『心を整える。』(長谷部誠/幻冬舎)の5弾広告が日経新聞の2面に出ていた。著者の長谷部選手も「サッカー日本代表」という肩書きと共にドーンと顔の写真が掲載されている。さらに「ワールドカップ・ベスト16、アジアカップ優勝。日本サッカーの躍進は、この男の誠実なキャプテン力なしには語れない。」「※著者の印税は全額、ユニセフを通じて『東日本大震災』支援のために寄付させていただきます。」「40万部突破!」というコピーが、これでもかぁーっていう感じで並んでいるが、何と言っても書名の横のサブタイトル「勝利をたぐり寄せるための56の習慣」と、実際にその56の習慣の見出しが並んでいる部分が目を引く。
週刊誌の電車の中吊や新聞広告ではないが、この56の見出しを読んだだけで、買わなくても内容の半分以上はわかった気になる。本の売れ行きに影響すると思うが、これも「40万部突破!」の余裕の表れか。僕がよく行く本屋では、売れ行きベスト10の第2位に並べられていた。

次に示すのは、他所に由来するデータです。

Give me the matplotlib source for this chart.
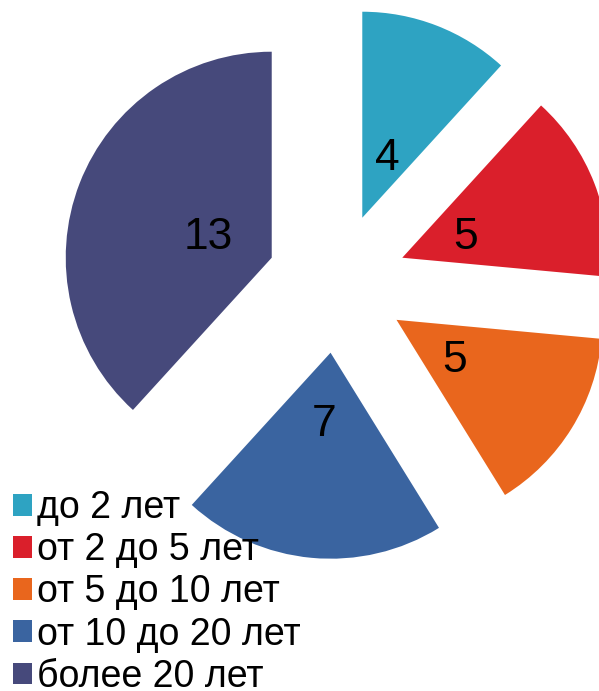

僕はこの本が出たばかりのとき、本屋で手に取ってみて、ちょっと奇麗に作りすぎている(文字の色も確かブルーだったと思う)と感じて買っていないのだが、もうこの見出しさえあれば読んだ気になれる。56の中で僕が気になったり気に入ったりしたベスト5は、この見出し。
25、群れない。
33、読書は自分の考えを進化させてくれる。
34、読書ノートをつける。
45、楽な方に流されると、誰かが傷つく。
50、自分の名前に誇りを持つ。
「群れない」は僕が群れるのが嫌いなのでピッタリくる言葉。「読書」に関する2つは「本の宇宙」として興味が湧く。そういえば長谷部選手も含めてアスリートの読書を特集していた『Number』は売れただろうか?いいことやるなぁと思って僕は買ったけれど売れるなぁとは思わなかったので少々気になる。それはともかく、「楽な」と「自分の名前」はどんなことが書いてあるんだろう?これがこの広告の狙いどころか。
この欄には今まで、読んでいない本のことを書いたことはあるが、読んでもいず買ってもいない本のことは初めて紹介した。こういうやり方もあるんだなぁと、自分ではちょっと新しいことをやった気になっている。